Nothing has frustrated me more over the past eight years as a local councillor than the way the debate about new housing has been presented as anti development (due to it being ugly) or pro development (due to the need for more homes). The potential for beautiful new housing is ignored.
Thus I am most heartened by a new report from the Princes Foundation for Building Community which offers strong evidence that the public can be won over in support of development if it is attractive. The message is rather NIMBYs – or indeed uncritical YIMBYs – a pro development majority can be created with the BIMBYs – Beauty In My Back Yard.
The findings of what most people want will not come as a surprise. There is a dislike of more high buildings by 83 per cent – with only 12 per cent favouring the prospect. The figures come from collating interviews with 8,000 people in “planning workshops” around the country.
Traditional architecture with its quirkiness and distinctive is preferred to modernism of homogeneous buildings with blank walls.
The report says:
“The evidence from interviews and conclusions, from spontaneous answers and the questionnaire is remarkably consistent and clear. People want development that makes it easy and pleasant to walk about, that respects the historic form and style, contains green space and constrains traffic that maintains a strong sense of place. People prefer streets, blocks and squares to large and tall buildings. Mixed use and mixed communities are valued by most.“
This is not a matter of box ticking according to some bureaucratic mathematical ratio. In terms of green space for example:
“Perhaps the best conclusion to draw from the evidence is that people do very strongly want some green space but they want it to be well defined (a park, a square, whatever is appropriate), leaving most of them free to live in a more conventional urban form which also addresses peoples’ dislike for sprawl. The desire for green space would appear to need to be aligned to all the other strong preferences (or dislikes) emerging from the evidence rather than contradicting them.
“Ultimately each community should be able to decide on how much, and in what form, green space should be incorporated into designs. The trade offs between green space and massing, for example, are best decided on by the community who will ultimately be affected by these built environment choices. “
A huge opportunity to make our land more pleasant comes with estate regeneration. The opportunity is generally being sqaundered:
“A far better model of estate regeneration is needed – one which benefits existing residents, which genuinely welcomes community feedback into the design process itself and which produces housing which speaks to preferences and housing need.
“Our work on housing estates has identified a desire for quality green space, better integration and a strong neighbourhood identity.

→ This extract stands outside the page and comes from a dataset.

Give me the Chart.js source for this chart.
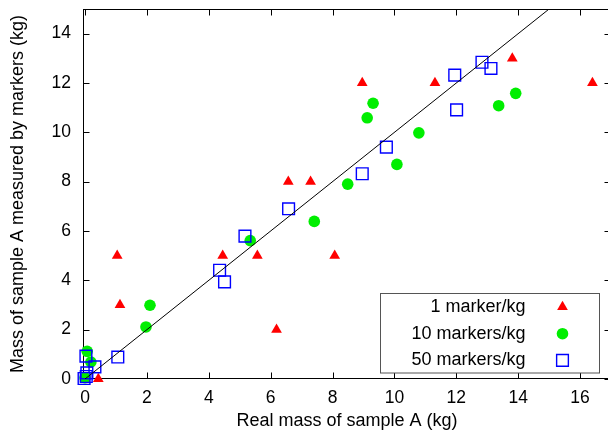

people do not desire large buildings which are overbearing and which do not speak to their local context.”
It adds:
“Although something approaching a more traditional street pattern is in some instances being reinstated, we are also often repeating the mistakes of what is being torn down: buildings that struggle to engage appropriately with surrounding urban fabric or to meet the preference and housing needs and desires of many residents. New blocks are often much bigger than their predecessors with an average increase in density of around 170% and an average increase of 227% in height in a recent sample.
“In order to ‘sell’ these enormous blocks to local planning officers, developers (be they private or not-for-profit) have made much of large areas of open space, despite vast tracks of ‘green space’ in existing estates suffering from well-documented underuse. It is not always the density itself that undermines the quality of these developments, but rather the architectural design, urban layout and public space design.”
The report concludes:
This report helps us understand how we can move from a NIMBY (Not-In-My-Backyard) to a BIMBY (Beauty-In-My-Back-Yard) attitude towards house-building in the UK; how to create the right processes which genuinely engage residents and build the type of housing that is actually welcomed by communities: appropriate, sustainable and beautiful. At present too much consultation is spurious and too much of what we are building is repeating the errors of the past.
“We have reached a point in the UK where people appreciate the need for more housing, especially in the face of unaffordable housing for younger generations, but we need quality designs and collaborative consultation to translate this understanding into support for new schemes around the country. We will only be able to build enough homes to ease the UK’s current housing needs once communities feel that their concerns will be heard and new developments are beneficial, not detrimental, to where they live.”
So much of the concern about the risk of “concreting over the countryside” and “saving the Green Belt” rests on the assumption that new must mean ugly.
The problem with housing as there isn’t a proper market operating – due to the constraint on supply. This is part of the concern about immigration. However we are not “full up” in the literal sense.
One recent analysis found that only seven per cent of the UK is urban. The report added that “urban” doesn’t mean built on – for instance there is more space devoted to golf clubs than housing. Only a fifth of the urban space is covered with buildings. So only around one per cent of the UK is actually built on.
The problem is that people are resistant to development as they assume it would be ugly. Yet it doesn’t need to be. The Princes Foundation offers an alternative.